4 Responses to “Inconvenience Stores, EFTPOS & The Death Of Community”

  1. no milk in the coffee is not coffee at all 😦
    I feel your pain.

    how much milk costs $4?

  2. Hans Licht Says:

    I commiserate Buck. But, (I know this isn’t usually the sort of thing to be expressed in this place), I have a little story of hope for you.
    Every second day or so I pop over the road from work for a salad roll and some sacred brown fizzy drink. The lasses in there know how to make a roll with plenty of everything, including beetroot, which should be eaten if only because of it’s name. I’d been patronising this store for some months because of the quality of the food, and the price. $10 is enough for lunch! A roll with drink was $9.55. Good value!
    So this particular day I arrived, the lass gave me a smile, and made up my lunch without a word. She knew what I wanted, a number 9 on multigrain with ham and just a little mayo. She made it up in front of me and took the time to pat the beetroot a little to ensure I wasn’t leaking scarlet sandwich juice down the sleeves of my white glo-weave. I pulled my drink from the fridge and went for my wallet which wasn’t there. i looked up with a grimace and told her I was going to have to come back in a bit to pay. She looked into the back of the shop to see her boss busy baking and just passed it over with a wrinkle nosed shrug! The gorgeous little thing was letting me off in silence so I said thank you as if nothing was awry and hoofed it.
    As I ate my sanger back at work I was plagued with guilt and decided to nip back to pay. So I grabbed my wallet and ran back over only to find the girl who had served me replaced with another I’d never seen before. Fortunately there were customers in front of me and I had time to size her up. Another couple came in behind me and I let them through, pretending that I was an indecisive idiot who didn’t know what he wanted for lunch. GOD those people give me the cunt.
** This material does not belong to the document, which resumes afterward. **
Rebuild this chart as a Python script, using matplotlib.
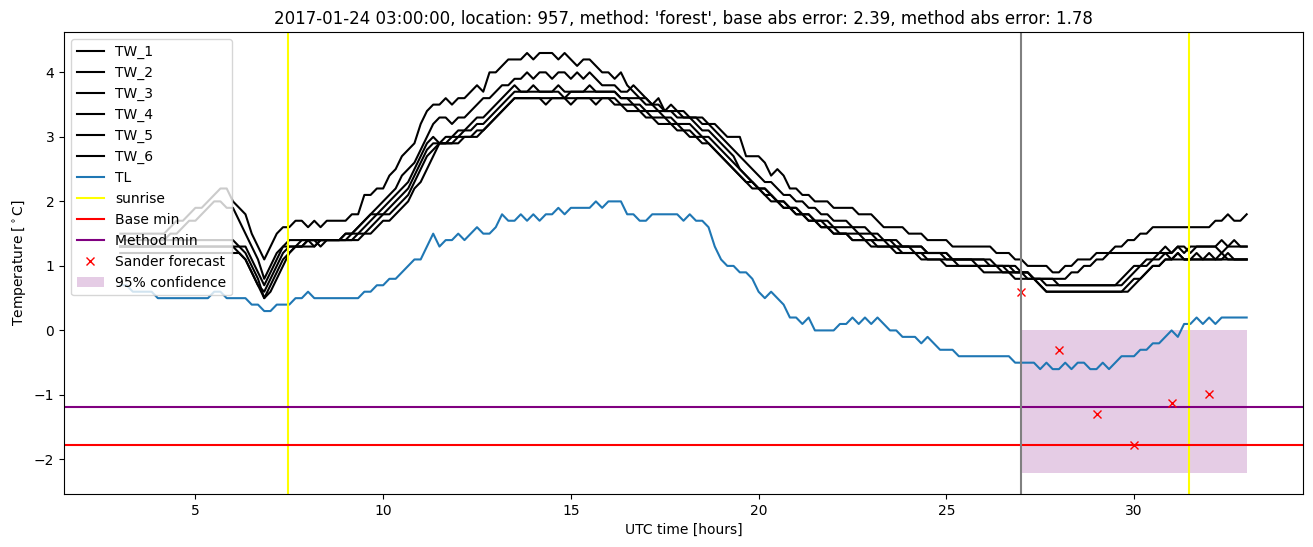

WHAT? It’s a bakery for fuck’s sake. Pie, Pasty or a sanger wuckfit. What were you expecting, roast du fucking jour?
    So the couple order, exit and I sidle up to the counter and recount quietly what had transpired. I didn’t want to get beetroot girl in the shit, but I figured I could just pay and it’d be o.k.
    I only had a five in my wallet. I looked up and saw in black texta on a shitty scruff of paper, blu-tacked to the side of the register “min. $10 EFTPOS”. I proffered my plastic and she just rang up the $9.55 and said “Credit or savings?” I said “it’s less than ten”, she said “That’s o.k. don’t worry about it.”
    So there’s some community left out there Mr Frain! Yes most of the people that surround us are half witted mallards that couldn’t reason inductively if you shoved three volumes of Socrates up their gummy shit holes. My experience is that some people have a semblance of empathy and reason, and when you find it, it’s good.

  3. Buck Frain Says:

    @ planetross

    That’s 2 litres. You can get it cheaper at the supermaket but at the old inconvenience stores, that’s what you pay…if you have the cash. 😉

    @ Hans

    Nice turn of phrase 🙂 glad life is being kinder to you.

  4. i am quite friendly with my deli owner and it turns out that it IS a charge they make up. once i was in the same situation and i wanted a sausage roll which was $2.50, she confessed to me that the minimum charge is total bull and let me use my credit card for that amount. some of them are nice, i swear!